To fortify myself for, or sometimes to decompress from, a morning at Barclays, I usually headed to one of the terraces on the nearby Rambla Catalunya (pictured above). The Rambla Catalunya (not to be confused with the chintzy chaos that is Las Ramblas, further to the south) is a leafy escape from the suffocating crowds of Paseo de Gracia, a street thoroughly inconducive to eating or relaxation of any sort despite the countless cafes lining its sidewalks. Admittedly, the Rambla Catalunya is full of over-priced touristy restaurants with mediocre food, but the relative peace and excellent people watching are usually worth the price.

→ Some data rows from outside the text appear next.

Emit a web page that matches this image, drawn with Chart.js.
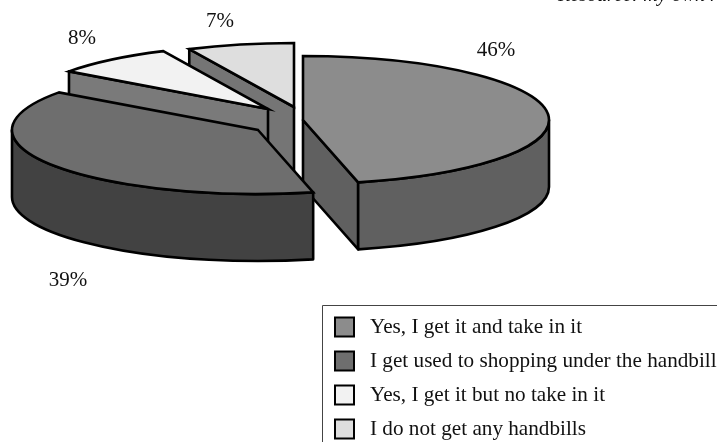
<!DOCTYPE html>
<html>
<head>
<meta charset="utf-8">
<style>
  html, body { margin: 0; padding: 0; background: #fff; }
  #wrap { position: relative; width: 717px; height: 442px; overflow: hidden; }
</style>
<script src="https://cdn.jsdelivr.net/npm/chart.js@4/dist/chart.umd.min.js"></script>
</head>
<body>
<div id="wrap"><canvas id="pie" width="717" height="442"></canvas></div>
<script>
const categories = [
  'Yes, I get it and take in it',
  'I get used to shopping under the handbill',
  'Yes, I get it but no take in it',
  'I do not get any handbills'
]
// slice sizes as measured on the picture, they round to the printed labels
const shares = [46.4, 38.6, 8, 7]
const topColors = ['#8c8c8c', '#6e6e6e', '#f2f2f2', '#dedede']
const wallColors = ['#606060', '#424242', '#7a7a7a', '#757575']

// how the flat pie is turned into the tilted, exploded one
const radiusX = 246
const radiusY = 64
const depth = 67
const explode = [[24, -1], [-21, 9], [-11, -12], [15, -14]]
const drawOrder = [3, 2, 0, 1]
const labelSpots = [[496, 50], [68, 280], [82, 38], [220, 21]]
const serif = '"Liberation Serif", serif'

function outlined(ctx, fill) {
  ctx.fillStyle = fill
  ctx.fill()
  ctx.strokeStyle = '#000'
  ctx.lineWidth = 2.6
  ctx.lineJoin = 'round'
  ctx.stroke()
}

function drawCutWall(ctx, cx, cy, angle, fill) {
  const ex = cx + radiusX * Math.cos(angle)
  const ey = cy + radiusY * Math.sin(angle)
  ctx.beginPath()
  ctx.moveTo(cx, cy)
  ctx.lineTo(ex, ey)
  ctx.lineTo(ex, ey + depth)
  ctx.lineTo(cx, cy + depth)
  ctx.closePath()
  outlined(ctx, fill)
}

function drawSlice(chart, el, i) {
  const ctx = chart.ctx
  const cx = el.x + explode[i][0]
  const cy = el.y + explode[i][1]
  const a0 = el.startAngle
  const a1 = el.endAngle

  // side walls first, the top goes over them
  if (Math.cos(a0) < -0.01) drawCutWall(ctx, cx, cy, a0, wallColors[i])
  if (Math.cos(a1) > 0.01) drawCutWall(ctx, cx, cy, a1, wallColors[i])
  const from = Math.max(a0, 0)
  const to = Math.min(a1, Math.PI)
  if (to > from) {
    ctx.beginPath()
    ctx.ellipse(cx, cy, radiusX, radiusY, 0, from, to)
    ctx.ellipse(cx, cy + depth, radiusX, radiusY, 0, to, from, true)
    ctx.closePath()
    outlined(ctx, wallColors[i])
  }

  ctx.save()
  ctx.translate(cx, cy)
  ctx.scale(radiusX / el.outerRadius, radiusY / el.outerRadius)
  ctx.translate(-el.x, -el.y)
  el.draw(ctx)
  ctx.restore()

  ctx.beginPath()
  ctx.moveTo(cx, cy)
  ctx.ellipse(cx, cy, radiusX, radiusY, 0, a0, a1)
  ctx.closePath()
  ctx.strokeStyle = '#000'
  ctx.lineWidth = 2.6
  ctx.lineJoin = 'miter'
  ctx.stroke()
}

const tiltedPie = {
  id: 'tiltedPie',
  beforeDatasetsDraw(chart) {
    const arcs = chart.getDatasetMeta(0).data
    drawOrder.forEach(i => drawSlice(chart, arcs[i], i))
    return false
  },
  afterDraw(chart) {
    const ctx = chart.ctx
    ctx.save()
    ctx.fillStyle = '#111'
    ctx.textBaseline = 'middle'
    ctx.textAlign = 'center'
    ctx.font = '21px ' + serif
    shares.forEach((v, i) => ctx.fillText(Math.round(v) + '%', labelSpots[i][0], labelSpots[i][1]))

    ctx.textAlign = 'left'
    ctx.font = 'italic 20px ' + serif
    ctx.fillText('Resource: my own research', 558, -4)

    // legend box runs off the right and bottom of the page
    ctx.strokeStyle = '#444'
    ctx.lineWidth = 1
    ctx.beginPath()
    ctx.moveTo(322.5, 442)
    ctx.lineTo(322.5, 305.5)
    ctx.lineTo(717, 305.5)
    ctx.stroke()
    ctx.font = '21.2px ' + serif
    categories.forEach((name, i) => {
      const y = 327 + i * 34
      ctx.fillStyle = topColors[i]
      ctx.strokeStyle = '#000'
      ctx.lineWidth = 2
      ctx.fillRect(335, y - 9.5, 19, 19)
      ctx.strokeRect(335, y - 9.5, 19, 19)
      ctx.fillStyle = '#111'
      ctx.fillText(name, 370, y + 0.5)
    })
    ctx.restore()
  }
}

new Chart(document.getElementById('pie'), {
  type: 'pie',
  data: {
    labels: categories,
    datasets: [{ data: shares, backgroundColor: topColors, borderWidth: 0 }]
  },
  options: {
    responsive: false,
    animation: false,
    layout: { padding: { right: 159, bottom: 200 } },
    plugins: { legend: { display: false }, tooltip: { enabled: false } }
  },
  plugins: [tiltedPie]
})
</script>
</body>
</html>
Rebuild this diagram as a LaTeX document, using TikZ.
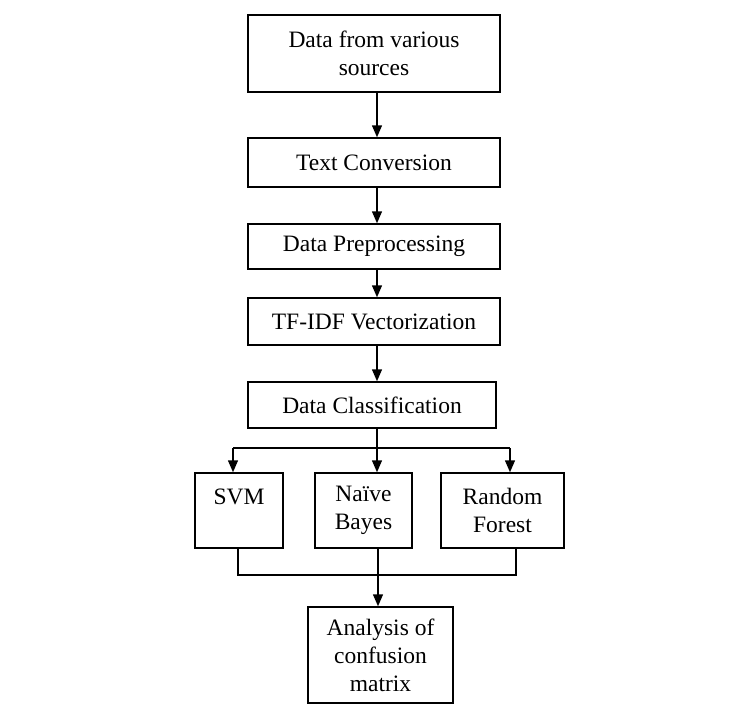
\documentclass[tikz,border=0pt]{standalone}
\usepackage{fontspec}
\setmainfont{Liberation Serif}
\usetikzlibrary{arrows.meta}
\begin{document}
\begin{tikzpicture}[x=1pt,y=-1pt,
  box/.style={draw, line width=1.5pt, align=center, inner sep=0pt,
    font=\fontsize{23.5}{28}\selectfont},
  arr/.style={line width=1.5pt, -{Triangle[width=10pt,length=12pt]}},
  ln/.style={line width=1.5pt}]
\useasboundingbox (0,0) rectangle (742,728);
\node[box, minimum width=252pt, minimum height=77pt] (b1) at (374,53.5) {Data from various\\sources};
\node[box, minimum width=252pt, minimum height=49pt] (b2) at (374,162.5) {Text Conversion};
\node[box, minimum width=252pt, minimum height=45pt] (b3) at (374,246.5) {Data Preprocessing};
\node[box, minimum width=252pt, minimum height=47pt] (b4) at (374,321.5) {TF-IDF Vectorization};
\node[box, minimum width=248pt, minimum height=46pt] (b5) at (372,405) {Data Classification};
\node[box, minimum width=88pt, minimum height=75pt] (svm) at (239,510.5) {SVM\\\mbox{}};
\node[box, minimum width=97pt, minimum height=75pt] (nb) at (363.5,510.5) {Naïve\\Bayes};
\node[box, minimum width=123pt, minimum height=75pt] (rf) at (502.5,510.5) {Random\\Forest};
\node[box, minimum width=145pt, minimum height=96pt] (an) at (380.5,655) {Analysis of\\confusion\\matrix};
\coordinate (spine) at (377,0);
\coordinate (bl) at (233,448);
\coordinate (bc) at (377,448);
\coordinate (br) at (510,448);
\coordinate (ml) at (238,575);
\coordinate (mc) at (378,575);
\coordinate (mr) at (516,575);
\draw[arr] (b1.south -| spine) -- (b2.north -| spine);
\draw[arr] (b2.south -| spine) -- (b3.north -| spine);
\draw[arr] (b3.south -| spine) -- (b4.north -| spine);
\draw[arr] (b4.south -| spine) -- (b5.north -| spine);
\draw[ln] (b5.south -| bc) -- (bc);
\draw[ln] (bl) -- (br);
\draw[arr] (bl) -- (svm.north -| bl);
\draw[arr] (bc) -- (nb.north -| bc);
\draw[arr] (br) -- (rf.north -| br);
\draw[ln] (svm.south -| ml) -- (ml) -- (mr) -- (rf.south -| mr);
\draw[ln] (nb.south -| mc) -- (mc);
\draw[arr] (mc) -- (an.north -| mc);
\end{tikzpicture}
\end{document}
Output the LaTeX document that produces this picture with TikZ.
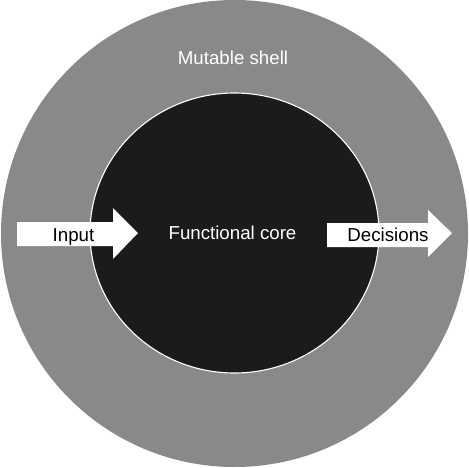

In any case, a glass of wine is never more than 2 or 3 euros away.

For a cheap breakfast or lunch (all my wallet could stand at the time), the best place was El Fornet d'en Rossend (Rambla Catalunya, 80), a Barcelona chain of French-style bakeries. Don't sit on the terrace and wait for someone to serve you, as I did for a good half hour. The service in Barcelona is of the "unexpected" variety and I have over-adapted to the point of no longer being able to discern when there isn't any. Eventually, the girl cleaning the tables put me out of my misery by indicating that you order at the back of the shop and bring a tray out to the terrace.

With a little more time and cash, you can have a much-better-than-average lunch at Taller de Tapas (Rambla Catalunya, 49-51,, an often recommended Barcelona restaurant. Don't be alarmed if the waiters don't smile at you. Despite my efforts, they didn't smile at me either. This did not affect my enjoyment of the food.

(*The names Aurelio and Utz are a fiction, but I like to think that they retain all the flavour of the actual names of my friends at Barclays.)